There are several obstacles currently impeding further progress. For example, analysis of ORF3c-HA transfected cell lysates following digestion with trypsin or chymotrypsin and LC-MS/MS analysis failed to identify ORF3c-derived peptides even when inclusion lists of predicted ORF3c peptides were employed, likely due to high hydrophobicity of the peptides. This explains why multiple published analyses using trypsin digestion have failed to identify the ORF3c protein during infection (data not shown)9,112.
Equally, our own work has been limited by the poor immunogenicity of ORF3c: a peptide-raised rabbit antibody was not reactive against transfected cell lysates, nor was a sheep polyclonal antibody raised against the entire ORF3c protein (data not shown). However, we are confident that these hurdles will be overcome with time.

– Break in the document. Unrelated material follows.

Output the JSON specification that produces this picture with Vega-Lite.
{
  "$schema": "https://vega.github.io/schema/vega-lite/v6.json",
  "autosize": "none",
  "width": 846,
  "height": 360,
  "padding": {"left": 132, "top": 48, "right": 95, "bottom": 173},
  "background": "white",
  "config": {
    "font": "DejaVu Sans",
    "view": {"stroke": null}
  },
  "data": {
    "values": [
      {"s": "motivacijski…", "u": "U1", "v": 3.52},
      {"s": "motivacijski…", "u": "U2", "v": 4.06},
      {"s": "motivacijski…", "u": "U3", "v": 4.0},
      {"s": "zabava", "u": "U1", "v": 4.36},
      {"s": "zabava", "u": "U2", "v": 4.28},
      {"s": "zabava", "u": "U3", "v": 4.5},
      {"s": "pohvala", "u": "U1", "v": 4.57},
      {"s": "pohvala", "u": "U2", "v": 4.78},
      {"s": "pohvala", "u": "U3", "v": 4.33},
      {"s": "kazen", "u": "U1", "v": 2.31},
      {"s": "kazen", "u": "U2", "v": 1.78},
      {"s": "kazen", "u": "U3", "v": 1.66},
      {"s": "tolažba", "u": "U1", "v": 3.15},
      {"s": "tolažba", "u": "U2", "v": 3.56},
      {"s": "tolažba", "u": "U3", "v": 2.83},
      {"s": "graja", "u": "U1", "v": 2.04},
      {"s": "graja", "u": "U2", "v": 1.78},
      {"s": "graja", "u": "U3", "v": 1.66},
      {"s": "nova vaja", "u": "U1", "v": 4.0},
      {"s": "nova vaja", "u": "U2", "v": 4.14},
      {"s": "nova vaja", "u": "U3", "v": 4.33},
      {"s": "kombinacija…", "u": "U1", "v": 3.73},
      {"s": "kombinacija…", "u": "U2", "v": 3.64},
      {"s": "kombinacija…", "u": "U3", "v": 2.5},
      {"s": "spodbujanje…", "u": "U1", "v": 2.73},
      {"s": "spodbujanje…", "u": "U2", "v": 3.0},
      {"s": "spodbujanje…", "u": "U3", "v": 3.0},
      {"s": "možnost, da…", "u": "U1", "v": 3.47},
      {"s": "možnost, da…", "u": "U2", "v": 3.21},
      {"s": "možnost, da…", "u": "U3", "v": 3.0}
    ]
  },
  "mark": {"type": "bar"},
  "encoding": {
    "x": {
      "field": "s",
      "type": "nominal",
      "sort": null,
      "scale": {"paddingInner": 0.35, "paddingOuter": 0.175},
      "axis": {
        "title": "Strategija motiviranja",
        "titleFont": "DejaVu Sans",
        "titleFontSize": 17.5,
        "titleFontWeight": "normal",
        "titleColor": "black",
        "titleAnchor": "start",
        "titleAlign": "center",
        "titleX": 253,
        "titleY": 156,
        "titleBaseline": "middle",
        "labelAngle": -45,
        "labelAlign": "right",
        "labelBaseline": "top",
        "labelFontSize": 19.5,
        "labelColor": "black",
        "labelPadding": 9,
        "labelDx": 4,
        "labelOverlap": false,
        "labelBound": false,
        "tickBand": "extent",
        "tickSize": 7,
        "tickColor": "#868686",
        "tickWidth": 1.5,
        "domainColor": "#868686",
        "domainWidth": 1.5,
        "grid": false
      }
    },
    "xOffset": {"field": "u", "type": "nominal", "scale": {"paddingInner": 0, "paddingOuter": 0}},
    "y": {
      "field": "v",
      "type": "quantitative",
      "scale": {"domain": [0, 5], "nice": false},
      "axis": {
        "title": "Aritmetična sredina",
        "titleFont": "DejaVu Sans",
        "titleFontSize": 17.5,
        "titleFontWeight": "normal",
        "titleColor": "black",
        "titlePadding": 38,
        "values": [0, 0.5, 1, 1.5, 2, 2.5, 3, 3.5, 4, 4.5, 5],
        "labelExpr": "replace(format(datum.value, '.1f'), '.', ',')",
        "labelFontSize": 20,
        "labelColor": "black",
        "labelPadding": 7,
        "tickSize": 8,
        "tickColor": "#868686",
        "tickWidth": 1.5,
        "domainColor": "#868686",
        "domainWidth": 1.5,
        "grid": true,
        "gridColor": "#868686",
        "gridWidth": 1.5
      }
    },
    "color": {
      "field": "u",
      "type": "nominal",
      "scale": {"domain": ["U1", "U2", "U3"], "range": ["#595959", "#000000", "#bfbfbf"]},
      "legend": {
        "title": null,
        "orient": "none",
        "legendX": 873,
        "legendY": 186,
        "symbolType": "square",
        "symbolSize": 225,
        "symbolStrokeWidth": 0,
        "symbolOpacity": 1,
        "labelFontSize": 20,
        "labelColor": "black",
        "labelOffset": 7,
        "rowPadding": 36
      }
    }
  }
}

The discovery of ORF3c necessitates a reassessment of previous sarbecoviral ORF3a-targeted studies, which may have also included ORF3c during protein overexpression. DNA-based constructs (although useful and often necessary) create an artificial system, because these vectors generally exclude viral untranslated regions and are designed to optimise expression from the desired AUG codon. Thus the degree of ORF3c expression, alongside the desired ORF3a, remains an unknown factor for most previous studies.

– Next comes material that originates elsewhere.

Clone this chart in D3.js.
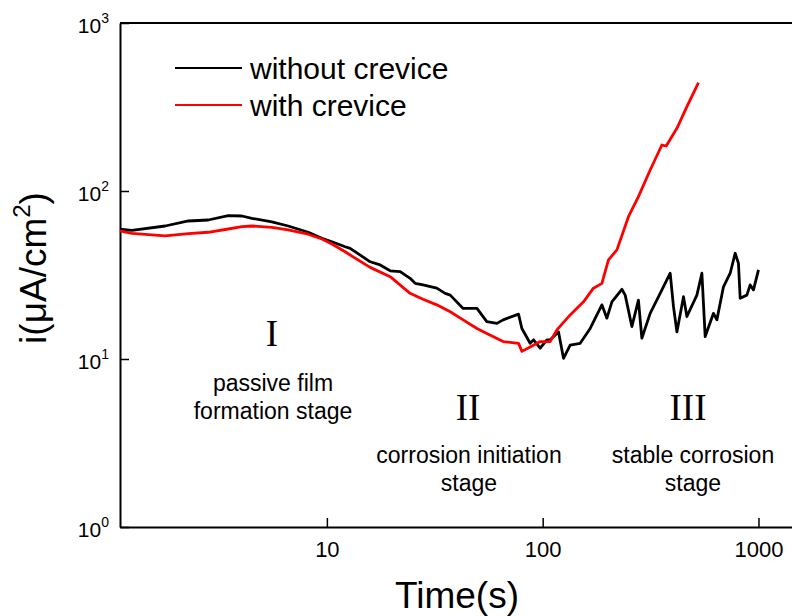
<!DOCTYPE html>
<html>
<head>
<meta charset="utf-8">
<script src="https://cdn.jsdelivr.net/npm/d3@7"></script>
<style>
  body { margin: 0; background: #fff; }
  text { font-family: Arial, "Liberation Sans", sans-serif; fill: #000; }
</style>
</head>
<body>
<script>
// time (s) and current density (uA/cm2)
var timeNoCrevice = [1.10, 1.25, 1.78, 2.28, 2.82, 3.49, 4.04, 4.49, 5.56, 6.62, 8.19, 9.48, 10.55, 12.15, 12.82,
    15.87, 17.66, 19.65, 21.87, 24.3, 25.66, 27.9, 32.3, 35.33, 37.3, 42.8, 49.6, 55.1, 61.35, 65.6, 77.3, 80.1,
    87.5, 90.7, 97.4, 104.6, 108.3, 118.4, 124.9,
    134.1, 149.2, 166.0, 188.1, 198.4, 209.3, 232.8, 241.2, 259.0, 277.8, 288.1, 314.9, 350.4, 389.8, 403.8,
    418.8, 449.3, 465.9, 518.3, 546.7, 566.3, 618.6, 641.6, 688.3, 739.4, 779.8, 807.7, 822.5, 883.5, 915.1,
    948, 1000];
var iNoCrevice = [59.2, 58.3, 61.9, 66.3, 67.2, 71.3, 71.0, 68.8, 65.4, 61.9, 56.8, 52.3, 49.9, 46.6, 45.6,
    37.9, 36.3, 33.5, 33.1, 30.2, 28.2, 27.6, 26.4, 24.6, 24.0, 20.0, 20.0, 16.7, 16.3, 17.1, 18.5, 15.2,
    12.4, 13.0, 11.6, 13.0, 13.0, 14.5, 10.1,
    12.1, 12.4, 15.2, 21.0, 17.5, 21.9, 26.0, 24.0, 15.6, 22.4, 13.3, 18.7, 24.6, 32.4, 20.5,
    14.5, 23.5, 17.9, 24.0, 32.4, 13.6, 18.7, 17.1, 26.9, 32.4, 42.6, 37.1, 23.0, 24.0, 27.6,
    25.8, 33.9];

var timeCrevice = [1.10, 1.25, 1.78, 2.28, 2.82, 3.49, 4.04, 4.49, 5.56, 6.62, 8.19, 9.48, 10.55, 12.15, 12.82,
    15.87, 19.65, 24.3, 27.9, 32.3, 37.3, 42.8, 49.6, 55.1, 65.6, 77.3, 80.1, 87.5, 97.4, 108.3, 116.4, 134.1,
    154.6, 171.9, 188.1, 201.8, 220.8, 249.8, 277.8, 314.9, 356.8, 373.5, 418.8, 465.9, 527.2];
var iCrevice = [57.8, 56.0, 54.0, 55.7, 56.8, 59.4, 61.3, 61.9, 60.8, 58.6, 55.3, 51.8, 48.4, 43.5, 41.6,
    35.1, 30.9, 24.6, 22.7, 21.0, 19.1, 17.1, 15.2, 14.2, 12.7, 12.4, 11.1, 11.8, 12.7, 12.7, 14.9, 18.3,
    21.9, 26.4, 28.2, 38.9, 44.6, 70.3, 92.5, 133.4, 187.8, 185.3, 236.2, 317.6, 441.2];

var seriesNames = ["without crevice", "with crevice"];
var seriesColors = ["#000000", "#ff0000"];

var xMajor = [10, 100, 1000];
var yMajor = [1, 10, 100, 1000];
var stageNumerals = ["I", "II", "III"];
var stageLines = [["passive film", "formation stage"], ["corrosion initiation", "stage"], ["stable corrosion", "stage"]];

window.onload = function(){
    var w = 792, h = 616;
    var svg = d3.select("body").append("svg")
        .attr("width", w)
        .attr("height", h);

    var left = 120, top = 23, bottom = 527, right = 792;

    var x = d3.scaleLog().domain([1.10, 1430]).range([left, right]);
    var y = d3.scaleLog().domain([1, 1000]).range([bottom, top]);

    // minor tick values for each decade
    var minorX = [], minorY = [];
    [1, 10, 100].forEach(function(d){
        for (var k = 2; k <= 9; k++) {
            if (d * k > 1.1) minorX.push(d * k);
            minorY.push(d * k);
        }
    });

    // top frame line
    svg.append("line")
        .attr("x1", left).attr("x2", right)
        .attr("y1", top).attr("y2", top)
        .attr("stroke", "#000").attr("stroke-width", 2);

    // bottom axis, ticks pointing inside
    var gx = svg.append("g").attr("transform", "translate(0," + bottom + ")");
    gx.call(d3.axisBottom(x).tickValues(minorX).tickSize(-5).tickFormat(""));
    gx.call(d3.axisBottom(x).tickValues(xMajor).tickSizeInner(-9).tickSizeOuter(0).tickPadding(14)
        .tickFormat(d3.format("d")));
    gx.selectAll("path.domain").attr("stroke-width", 2);
    gx.selectAll(".tick line").attr("stroke-width", 1.5);
    gx.selectAll(".tick text").style("font-size", "22px").attr("font-family", null);

    // left axis, ticks pointing inside
    var gy = svg.append("g").attr("transform", "translate(" + left + ",0)");
    gy.call(d3.axisLeft(y).tickValues(minorY).tickSize(-5).tickFormat(""));
    gy.call(d3.axisLeft(y).tickValues(yMajor).tickSizeInner(-9).tickSizeOuter(0).tickFormat(""));
    gy.selectAll("path.domain").attr("stroke-width", 2);
    gy.selectAll(".tick line").attr("stroke-width", 1.5);

    // y labels as 10 with superscript exponents
    var ylab = svg.selectAll(".ylab")
        .data(yMajor)
        .enter()
        .append("text")
        .attr("class", "ylab")
        .attr("text-anchor", "end")
        .attr("x", left - 11)
        .attr("y", function(d){ return y(d) + 10; })
        .style("font-size", "21px");
    ylab.append("tspan").text("10");
    ylab.append("tspan")
        .attr("dy", -10)
        .style("font-size", "14px")
        .text(function(d){ return Math.round(Math.log10(d)); });

    // curves
    var line = d3.line()
        .x(function(d){ return x(d[0]); })
        .y(function(d){ return y(d[1]); });

    var dataNo = d3.zip(timeNoCrevice, iNoCrevice);
    var dataYes = d3.zip(timeCrevice, iCrevice);

    svg.append("path").datum(dataNo)
        .attr("d", line)
        .attr("fill", "none")
        .attr("stroke", seriesColors[0])
        .attr("stroke-width", 2.8)
        .attr("stroke-linejoin", "round");
    svg.append("path").datum(dataYes)
        .attr("d", line)
        .attr("fill", "none")
        .attr("stroke", seriesColors[1])
        .attr("stroke-width", 2.8)
        .attr("stroke-linejoin", "round");

    // legend
    var legend = svg.selectAll(".legend")
        .data(seriesNames)
        .enter()
        .append("g")
        .attr("class", "legend")
        .attr("transform", function(d, i){ return "translate(175," + (68 + i * 37) + ")"; });
    legend.append("line")
        .attr("x1", 0).attr("x2", 67)
        .attr("stroke", function(d, i){ return seriesColors[i]; })
        .attr("stroke-width", 2);
    legend.append("text")
        .attr("x", 75)
        .attr("y", 11)
        .style("font-size", "30px")
        .text(function(d){ return d; });

    // stage annotations
    var stageX = [272, 468, 688];
    var stages = svg.selectAll(".stage")
        .data(stageNumerals)
        .enter()
        .append("g")
        .attr("class", "stage");
    stages.append("text")
        .attr("text-anchor", "middle")
        .attr("x", function(d, i){ return stageX[i]; })
        .attr("y", function(d, i){ return i === 0 ? 346 : 420; })
        .style("font-family", "'Times New Roman', 'Liberation Serif', serif")
        .style("font-size", "37px")
        .text(function(d){ return d; });
    stages.each(function(d, i){
        var g = d3.select(this);
        stageLines[i].forEach(function(s, j){
            g.append("text")
                .attr("text-anchor", "middle")
                .attr("x", stageX[i] + (i === 2 ? 5 : 1))
                .attr("y", (i === 0 ? 391 : 463) + j * 28)
                .style("font-size", "23px")
                .text(s);
        });
    });

    // axis titles
    svg.append("text")
        .attr("text-anchor", "middle")
        .attr("x", 457)
        .attr("y", 608)
        .style("font-size", "37px")
        .text("Time(s)");

    var yt = svg.append("text")
        .attr("text-anchor", "middle")
        .attr("transform", "translate(46,268) rotate(-90)")
        .style("font-size", "37px");
    yt.append("tspan").text("i(\u03bcA/cm");
    yt.append("tspan").attr("dy", -16).style("font-size", "24px").text("2");
    yt.append("tspan").attr("dy", 16).text(")");
};
</script>
</body>
</html>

It is also probable that ORF3c-mediated effects were overlooked in historical SARS-CoV-1 studies due to the extensive use of Vero cells, which allow efficient replication of many coronaviruses but are deficient in type I IFN production113. For example, inadvertent deletion of ORF3c via ORF3a mutation results in only minor attenuation in these cells, as measured by viral infectious titre114,115 (although, notably, deletion of the entire ORF3a region reduced cytopathic effect and cell death116).
Sarbecoviruses appear to be primarily bat viruses (Figure S1) and ORF3c appears to be conserved throughout this clade (with the exception of two different sarbecovirus sequences from Rhinolophus hipposideros where ORF3c is truncated; Figure S1B). In the human host, ORF3c is clearly not essential (as demonstrated by the success of the delta variant where ORF3c is disrupted). However, whether or not ORF3c provides a selective advantage in the human host is unclear.
It is possible that the observed loss, restoration and variations of ORF3c in the human host may be random events whose effects on virus fitness are outweighed by increases in virus fitness conferred by other mutations (e.g. in the spike protein) with ORF3c variations being “carried along”. The importance of ORF3c in the human host presumably will become clearer as the virus adapts to long-term persistence in the human population.
Similarly, other hosts such as the palm civet Paguma larvata and the Malayan pangolin Manis javanica may be intermediate hosts to which these viruses have not fully adapted. The observed Q5Y pseudorevertant of the delta PTC truncation is curious and may reflect a selective advantage of restoring ORF3c protein expression, but it might also have been a random event. Notably Q5 is perfectly conserved across the sarbecovirus ORF3c sequences (Figure S1A) suggesting that a Q at this position is functionally important, at least in bats.
Sarbecoviruses have many different ways to antagonise host innate immunity and it may be that ORF3c is redundant in the human host (or its relative importance may also depend on cell type, host genetic background or disease state). Although not essential, ORF3c may still lead to an increase in virus fitness in the human host. Future work will be needed to compare WT and ORF3c knockout viruses in both human and bat cell lines, besides animal models.